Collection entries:
━━━━━━━━━━━━━━━━

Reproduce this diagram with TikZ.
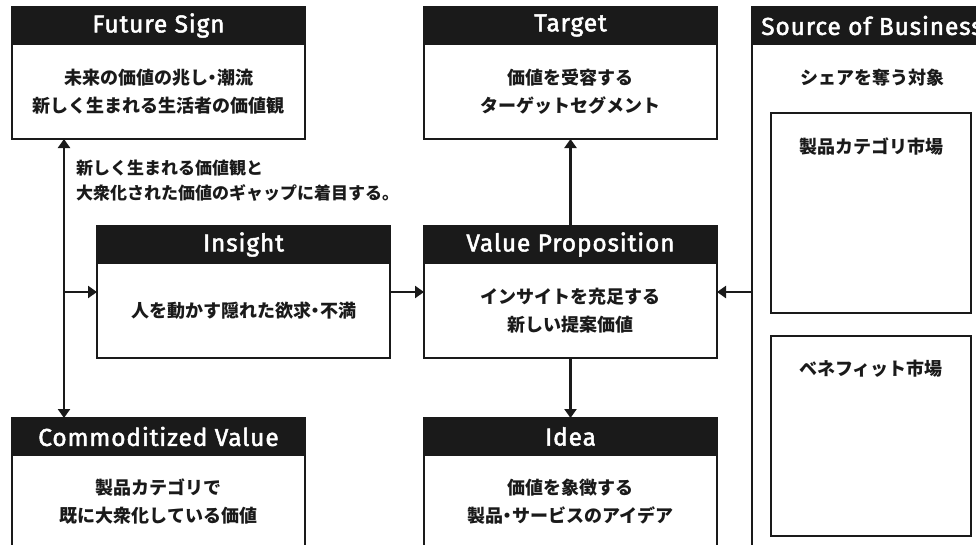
\documentclass[tikz,border=0pt]{standalone}
\usepackage{fontspec}
\setmainfont{Fira Sans}
\newfontfamily\hdrfont{Fira Sans}[FakeBold=2, LetterSpace=3.5]
\newfontfamily\jp{Noto Sans CJK JP}
\newcommand{\nakaguro}{\makebox[9pt][c]{・}}
\usetikzlibrary{arrows.meta,calc}
\definecolor{hdrblack}{HTML}{1A1A1A}
\tikzset{
  box/.style={draw=hdrblack, line width=2.4pt, fill=white, anchor=north west, outer sep=0pt, inner sep=0pt,
              minimum width=293pt, minimum height=132pt},
  hdr/.style={draw=hdrblack, line width=2.4pt, fill=hdrblack, anchor=north west, outer sep=0pt, inner sep=0pt,
              minimum width=293pt, minimum height=37pt, text=white, font=\hdrfont\fontsize{24.5}{26}\selectfont},
  jtxt/.style={font=\jp\bfseries\fontsize{18}{28}\selectfont, align=center, inner sep=0pt, text=hdrblack},
  note/.style={font=\jp\bfseries\fontsize{17}{25}\selectfont, align=left, inner sep=0pt, anchor=west, text=hdrblack},
  arr/.style={draw=hdrblack, line width=2.4pt, -{Triangle[width=12pt,length=9pt]}},
}
\begin{document}
\begin{tikzpicture}[x=1pt,y=-1pt]
\useasboundingbox (0,0) rectangle (976,544);
\clip (0,0) rectangle (976,544);
% Future Sign
\node[box] (fs) at (12,7) {};
\node[hdr] (fsh) at (12,7) {Future Sign};
\node[jtxt] (fst) at (158.5,92) {未来の価値の兆し\nakaguro 潮流\\新しく生まれる生活者の価値観};
% Target
\node[box] (tg) at (424,7) {};
\node[hdr] (tgh) at (424,7) {Target};
\node[jtxt] (tgt) at (570.5,92) {価値を受容する\\ターゲットセグメント};
% Source of Business
\node[box, minimum width=240pt, minimum height=600pt] (sob) at (752,7) {};
\node[hdr, minimum width=240pt] (sobh) at (752,7) {Source of Business};
\node[jtxt] (sobt) at (872,78) {シェアを奪う対象};
\node[box, minimum width=200pt, minimum height=200pt] (cat) at (771,113) {};
\node[jtxt] (catt) at (871,147) {製品カテゴリ市場};
\node[box, minimum width=200pt, minimum height=200pt] (ben) at (771,336) {};
\node[jtxt] (bent) at (871,369) {ベネフィット市場};
% Insight
\node[box] (ins) at (97,226) {};
\node[hdr] (insh) at (97,226) {Insight};
\node[jtxt] (inst) at (243.5,311) {人を動かす隠れた欲求\nakaguro 不満};
% Value Proposition
\node[box] (vp) at (424,226) {};
\node[hdr] (vph) at (424,226) {Value Proposition};
\node[jtxt] (vpt) at (570.5,311) {インサイトを充足する\\新しい提案価値};
% Commoditized Value
\node[box] (cv) at (12,418) {};
\node[hdr] (cvh) at (12,418) {Commoditized Value};
\node[jtxt] (cvt) at (158.5,502) {製品カテゴリで\\既に大衆化している価値};
% Idea
\node[box] (idea) at (424,418) {};
\node[hdr] (ideah) at (424,418) {Idea};
\node[jtxt] (ideat) at (570.5,502) {価値を象徴する\\製品\nakaguro サービスのアイデア};
% note
\node[note] (nt) at (76,180.5) {新しく生まれる価値観と\\大衆化された価値のギャップに着目する。};
% connectors
\coordinate (j) at (64,292);
\draw[arr] (j) -- (j |- fs.south);
\draw[arr] (j) -- (j |- cvh.north);
\draw[arr] (j) -- (ins.west);
\draw[arr] (ins.east) -- (vp.west);
\draw[arr] (vph.north) -- (tg.south);
\draw[arr] (vp.south) -- (ideah.north);
\draw[arr] (sob.west |- vp.east) -- (vp.east);
\end{tikzpicture}
\end{document}
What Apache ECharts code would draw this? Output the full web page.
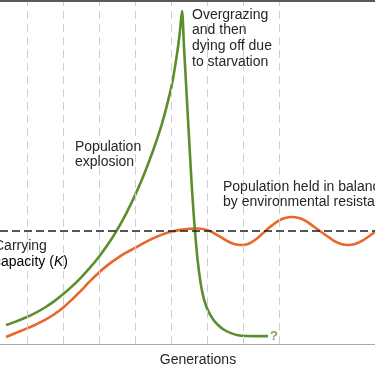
<!DOCTYPE html>
<html>
<head>
<meta charset="utf-8">
<script src="https://cdn.jsdelivr.net/npm/echarts@6/dist/echarts.min.js"></script>
<style>
  html, body { margin: 0; padding: 0; background: #fff; }
  #chart { width: 375px; height: 366px; }
</style>
</head>
<body>
<div id="chart"></div>
<script>
// Generations (x) and population (y, carrying capacity K = 100)
const greenX = [0.417, 0.667, 1.0, 1.25, 1.5, 1.75, 2.0, 2.25, 2.5, 2.75, 3.0, 3.25, 3.5, 3.75, 4.0, 4.25, 4.5, 4.75, 5.0, 5.1, 5.2, 5.25, 5.306,
                5.361, 5.417, 5.472, 5.528, 5.583, 5.639, 5.694, 5.75, 5.833, 5.917, 6.028, 6.167, 6.306, 6.472, 6.667, 6.861, 7.056, 7.361, 7.694];
const greenY = [16.8, 19.6, 23.9, 27.8, 32.3, 37.7, 44.0, 51.0, 58.8, 67.5, 77.2, 88.2, 100.8, 115.2, 131.5, 150, 171, 195, 226, 243, 264, 277, 294.7,
                263, 231, 199, 167, 137, 111, 89.5, 71.5, 52, 39.5, 29.5, 22, 16.8, 12.6, 9.6, 7.8, 7.1, 7.0, 7.0];
const orangeX = [0.417, 0.667, 1.0, 1.25, 1.5, 1.75, 2.0, 2.25, 2.5, 2.75, 3.0, 3.25, 3.5, 3.75, 4.0, 4.25, 4.5, 4.75, 5.0, 5.25, 5.5, 5.75,
                 6.0, 6.194, 6.361, 6.556, 6.75, 6.944, 7.139, 7.333, 7.528, 7.75, 7.972, 8.167, 8.361, 8.556, 8.75, 8.944, 9.139, 9.333,
                 9.528, 9.722, 9.917, 10.111, 10.306, 10.472, 10.667];
const orangeY = [6.2, 9.5, 13.8, 17.3, 21.3, 26.1, 32.1, 39.3, 47.3, 55.6, 63.3, 70.0, 75.8, 80.8, 85.0, 89.5, 93.5, 96.8, 99.3, 101.0, 102.0, 102.2,
                 100.9, 98.0, 95.0, 91.3, 88.5, 87.6, 88.5, 92, 97.3, 103.5, 108.8, 111.5, 112.4, 111.5, 108.8, 104.4, 100, 95.6,
                 91.2, 88.5, 87.6, 88.5, 91.2, 94.7, 99.1];
const carryingCapacity = 100;
const generationTicks = [1, 2, 3, 4, 5, 6, 7, 8];

const GREEN = '#5b8f2b';
const ORANGE = '#e8672c';
const TEXT = '#262626';
const FONT = '"Liberation Sans", Arial, Helvetica, sans-serif';

const greenData = greenX.map((x, i) => [x, greenY[i]]);
const orangeData = orangeX.map((x, i) => [x, orangeY[i]]);
const greenEnd = greenData[greenData.length - 1];

const chart = echarts.init(document.getElementById('chart'), null, { renderer: 'canvas' });

chart.setOption({
  animation: false,
  backgroundColor: '#ffffff',
  grid: { left: 0, right: 0, top: 0, bottom: 22, containLabel: false },
  xAxis: {
    type: 'value', min: 0.25, max: 10.667,
    axisLine: { show: true, lineStyle: { color: '#a8a8a8', width: 1 } },
    axisTick: { show: false }, axisLabel: { show: false }, splitLine: { show: false }
  },
  yAxis: {
    type: 'value', min: 0, max: 304.4,
    axisLine: { show: false }, axisTick: { show: false }, axisLabel: { show: false }, splitLine: { show: false }
  },
  series: [
    {
      type: 'line', name: 'grid', data: [], silent: true,
      markLine: {
        silent: true, symbol: 'none', label: { show: false },
        lineStyle: { color: '#cfcfcf', type: [8, 5], width: 1 },
        data: generationTicks.map(g => ({ xAxis: g }))
      },
      z: 1
    },
    {
      type: 'line', name: 'K', data: [], silent: true,
      markLine: {
        silent: true, symbol: 'none', label: { show: false },
        lineStyle: { color: '#1e1e1e', type: [8, 4], width: 1.6 },
        data: [{ yAxis: carryingCapacity }]
      },
      z: 2
    },
    {
      type: 'line', name: 'balanced', data: orangeData,
      smooth: 0.4, showSymbol: false, symbol: 'none',
      lineStyle: { color: ORANGE, width: 2.6 }, z: 3
    },
    {
      type: 'line', name: 'explosion', data: greenData,
      smooth: 0.3, showSymbol: false, symbol: 'none',
      lineStyle: { color: GREEN, width: 2.6, join: 'miter' }, z: 4
    },
    {
      type: 'scatter', name: 'unknown', data: [greenEnd], symbolSize: 2,
      itemStyle: { color: 'transparent' }, silent: true,
      label: {
        show: true, formatter: '?', position: 'right', distance: 1,
        color: GREEN, fontWeight: 'bold', fontSize: 13, fontFamily: FONT
      },
      z: 5
    }
  ],
  graphic: [
    { type: 'rect', shape: { x: 0, y: 0, width: 375, height: 2 }, style: { fill: '#5a5a5a' }, z: 10 },
    { type: 'text', x: 192, y: 7, style: { text: 'Overgrazing\nand then\ndying off due\nto starvation', font: '14px ' + FONT, fill: TEXT, lineHeight: 15.7, verticalAlign: 'top' }, z: 10 },
    { type: 'text', x: 75, y: 139, style: { text: 'Population\nexplosion', font: '14px ' + FONT, fill: TEXT, lineHeight: 15.7, verticalAlign: 'top' }, z: 10 },
    { type: 'text', x: 223, y: 179, style: { text: 'Population held in balance\nby environmental resistance', font: '14px ' + FONT, fill: TEXT, lineHeight: 15.7, verticalAlign: 'top' }, z: 10 },
    { type: 'text', x: -6, y: 238, style: { text: 'Carrying', font: '14px ' + FONT, fill: TEXT, lineHeight: 15.7, verticalAlign: 'top' }, z: 10 },
    { type: 'text', x: -6, y: 254, style: {
        text: '{n|capacity (}{i|K}{n|)}', verticalAlign: 'top',
        rich: {
          n: { fontSize: 14, fontFamily: FONT, color: TEXT, lineHeight: 15.7 },
          i: { fontSize: 14, fontFamily: FONT, color: TEXT, fontStyle: 'italic', lineHeight: 15.7 }
        }
      }, z: 10 },
    { type: 'text', x: 198, y: 360, style: { text: 'Generations', font: '14px ' + FONT, fill: TEXT, align: 'center', verticalAlign: 'middle' }, z: 10 }
  ]
});
</script>
</body>
</html>
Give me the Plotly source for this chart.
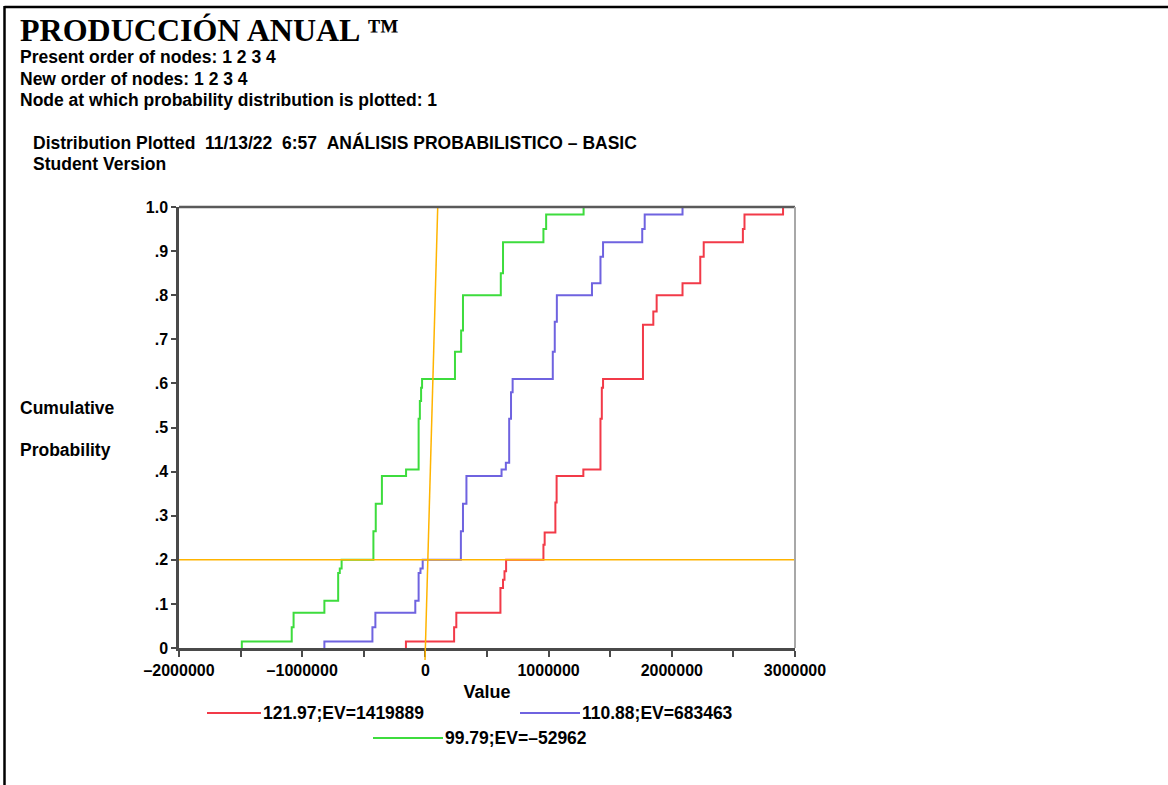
import plotly.graph_objects as go

# ---------------- data ----------------
red_name = "121.97;EV=1419889"
red_x = [-158000, 233000, 251000, 609000, 630000, 642000, 655000, 958000, 968000, 1055000,
         1065000, 1282000, 1421000, 1432000, 1442000, 1766000, 1850000, 1877000, 2087000,
         2231000, 2259000, 2577000, 2590000, 2903000]
red_p = [0.015, 0.047, 0.08, 0.136, 0.155, 0.174, 0.2, 0.234, 0.262, 0.33,
         0.39, 0.405, 0.52, 0.59, 0.61, 0.733, 0.763, 0.8, 0.827,
         0.887, 0.92, 0.95, 0.983, 1.0]

blue_name = "110.88;EV=683463"
blue_x = [-820000, -430000, -406000, -82000, -55000, -40000, -22000, 288000, 305000, 333000,
          618000, 653000, 680000, 695000, 708000, 1034000, 1050000, 1067000, 1352000, 1421000,
          1442000, 1760000, 1780000, 2087000]
blue_p = [0.015, 0.047, 0.08, 0.107, 0.17, 0.18, 0.2, 0.265, 0.327, 0.39,
          0.405, 0.42, 0.52, 0.58, 0.61, 0.672, 0.74, 0.8, 0.827, 0.887,
          0.92, 0.95, 0.983, 1.0]

green_name = "99.79;EV=\u201352962"
green_x = [-1490000, -1085000, -1070000, -820000, -708000, -695000, -680000, -422000, -403000,
           -353000, -157000, -55000, -45000, -35000, -27000, 240000, 290000, 305000, 612000,
           630000, 958000, 980000, 1284000]
green_p = [0.015, 0.047, 0.08, 0.107, 0.17, 0.18, 0.2, 0.265, 0.327,
           0.39, 0.405, 0.52, 0.56, 0.59, 0.61, 0.672, 0.72, 0.8, 0.85,
           0.92, 0.95, 0.983, 1.0]

ref_prob = 0.2
ref_line_x = [-3000, 100000]
ref_line_y = [-0.027, 1.0]

x_range = [-2000000, 3000000]
x_tick_vals = [-2000000, -1500000, -1000000, -500000, 0, 500000, 1000000, 1500000,
               2000000, 2500000, 3000000]
x_tick_text = ["\u20132000000", "", "\u20131000000", "", "0", "", "1000000", "",
               "2000000", "", "3000000"]
y_tick_vals = [0, 0.1, 0.2, 0.3, 0.4, 0.5, 0.6, 0.7, 0.8, 0.9, 1.0]
y_tick_text = ["0", ".1", ".2", ".3", ".4", ".5", ".6", ".7", ".8", ".9", "1.0"]

title_text = "PRODUCCIÓN ANUAL ™"
header_lines = ["Present order of nodes: 1 2 3 4",
                "New order of nodes: 1 2 3 4",
                "Node at which probability distribution is plotted: 1"]
dist_line = "Distribution Plotted\u00a0\u00a011/13/22\u00a0\u00a06:57\u00a0\u00a0ANÁLISIS PROBABILISTICO \u2013 BASIC"
student_line = "Student Version"

# ---------------- styling ----------------
RED = "#f23a48"
BLUE = "#6f63e0"
GREEN = "#3ddc3d"
ORANGE = "#ffb400"
AXC = "#4a4a4a"
W, H = 1168, 785
L, R, T, B = 179, 795, 207, 648
TXT = 17.5


def X(px):
    return (px - L) / (R - L)


def Y(py):
    return (B - py) / (B - T)


def XV(v):
    return (v - x_range[0]) / (x_range[1] - x_range[0])


SANS = "Liberation Sans, Arial, sans-serif"
SERIF = "Liberation Serif, Times New Roman, serif"

fig = go.Figure()
for name, xs, ps, col in [(red_name, red_x, red_p, RED),
                          (blue_name, blue_x, blue_p, BLUE),
                          (green_name, green_x, green_p, GREEN)]:
    fig.add_trace(go.Scatter(x=[xs[0]] + xs, y=[0] + ps, mode="lines", name=name,
                             line=dict(color=col, width=2, shape="hv"),
                             showlegend=False))

shapes = []
shapes.append(dict(type="line", xref="x", yref="y", x0=x_range[0], x1=x_range[1],
                   y0=ref_prob, y1=ref_prob, line=dict(color=ORANGE, width=1.5), layer="above"))
shapes.append(dict(type="line", xref="paper", yref="paper", x0=XV(ref_line_x[0]), x1=XV(ref_line_x[1]),
                   y0=ref_line_y[0], y1=ref_line_y[1], line=dict(color=ORANGE, width=1.5),
                   layer="above"))
shapes.append(dict(type="line", xref="paper", yref="paper", x0=0, x1=1, y0=1, y1=1,
                   line=dict(color="#5a5a5a", width=2.5)))
shapes.append(dict(type="line", xref="paper", yref="paper", x0=1, x1=1, y0=0, y1=1,
                   line=dict(color="#a8a8a8", width=2)))
shapes.append(dict(type="line", xref="paper", yref="paper", x0=X(4.5), x1=X(1168), y0=Y(7), y1=Y(7),
                   line=dict(color="black", width=2.5)))
shapes.append(dict(type="line", xref="paper", yref="paper", x0=X(4.5), x1=X(4.5), y0=Y(6), y1=Y(785),
                   line=dict(color="black", width=2.5)))
leg = [(RED, 207, 261, 713, red_name), (BLUE, 520, 580, 713, blue_name),
       (GREEN, 373, 443, 738, green_name)]
annotations = []
for col, a, b, yy, name in leg:
    shapes.append(dict(type="line", xref="paper", yref="paper", x0=X(a), x1=X(b), y0=Y(yy), y1=Y(yy),
                       line=dict(color=col, width=2)))
    annotations.append(dict(xref="paper", yref="paper", x=X(b), y=Y(yy), text=name,
                            showarrow=False, xanchor="left", yanchor="middle",
                            font=dict(family=SANS, size=TXT, color="black", weight="bold")))

annotations.append(dict(xref="paper", yref="paper", x=X(18), y=Y(30), text=title_text,
                        showarrow=False, xanchor="left", yanchor="middle",
                        font=dict(family=SERIF, size=32, color="black", weight="bold")))
for i, t in enumerate(header_lines):
    annotations.append(dict(xref="paper", yref="paper", x=X(18), y=Y(57 + 21.5 * i), text=t,
                            showarrow=False, xanchor="left", yanchor="middle",
                            font=dict(family=SANS, size=TXT, color="black", weight="bold")))
annotations.append(dict(xref="paper", yref="paper", x=X(31), y=Y(142), text=dist_line,
                        showarrow=False, xanchor="left", yanchor="middle",
                        font=dict(family=SANS, size=TXT, color="black", weight="bold")))
annotations.append(dict(xref="paper", yref="paper", x=X(31), y=Y(164), text=student_line,
                        showarrow=False, xanchor="left", yanchor="middle",
                        font=dict(family=SANS, size=TXT, color="black", weight="bold")))
annotations.append(dict(xref="paper", yref="paper", x=X(18), y=Y(408), text="Cumulative",
                        showarrow=False, xanchor="left", yanchor="middle",
                        font=dict(family=SANS, size=TXT, color="black", weight="bold")))
annotations.append(dict(xref="paper", yref="paper", x=X(18), y=Y(450), text="Probability",
                        showarrow=False, xanchor="left", yanchor="middle",
                        font=dict(family=SANS, size=TXT, color="black", weight="bold")))

fig.update_layout(
    width=W, height=H,
    margin=dict(l=L, r=W - R, t=T, b=H - B, pad=0),
    paper_bgcolor="white", plot_bgcolor="white",
    shapes=shapes, annotations=annotations,
    xaxis=dict(range=x_range, tickvals=x_tick_vals, ticktext=x_tick_text,
               showgrid=False, zeroline=False, showline=True, linecolor=AXC, linewidth=2.5,
               ticks="outside", ticklen=6, tickwidth=1.5, tickcolor=AXC,
               tickfont=dict(family=SANS, size=16, color="black", weight="bold"),
               title=dict(text="Value", standoff=8,
                          font=dict(family=SANS, size=18, color="black", weight="bold"))),
    yaxis=dict(range=[0, 1.0], tickvals=y_tick_vals, ticktext=y_tick_text,
               showgrid=False, zeroline=False, showline=True, linecolor=AXC, linewidth=2.5,
               ticks="outside", ticklen=5, tickwidth=1.5, tickcolor=AXC,
               tickfont=dict(family=SANS, size=16, color="black", weight="bold")),
)

fig.write_html("out.html", config={"displayModeBar": False},
               post_script="document.body.style.margin='0px';")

━━━━━━━━━━━━━━━━

**Task prompt**
Track down every line with the word "this" and copy it.

**Output of the exercise**
Reproduce this diagram with TikZ.
What Apache ECharts code would draw this? Output the full web page.
Give me the Plotly source for this chart.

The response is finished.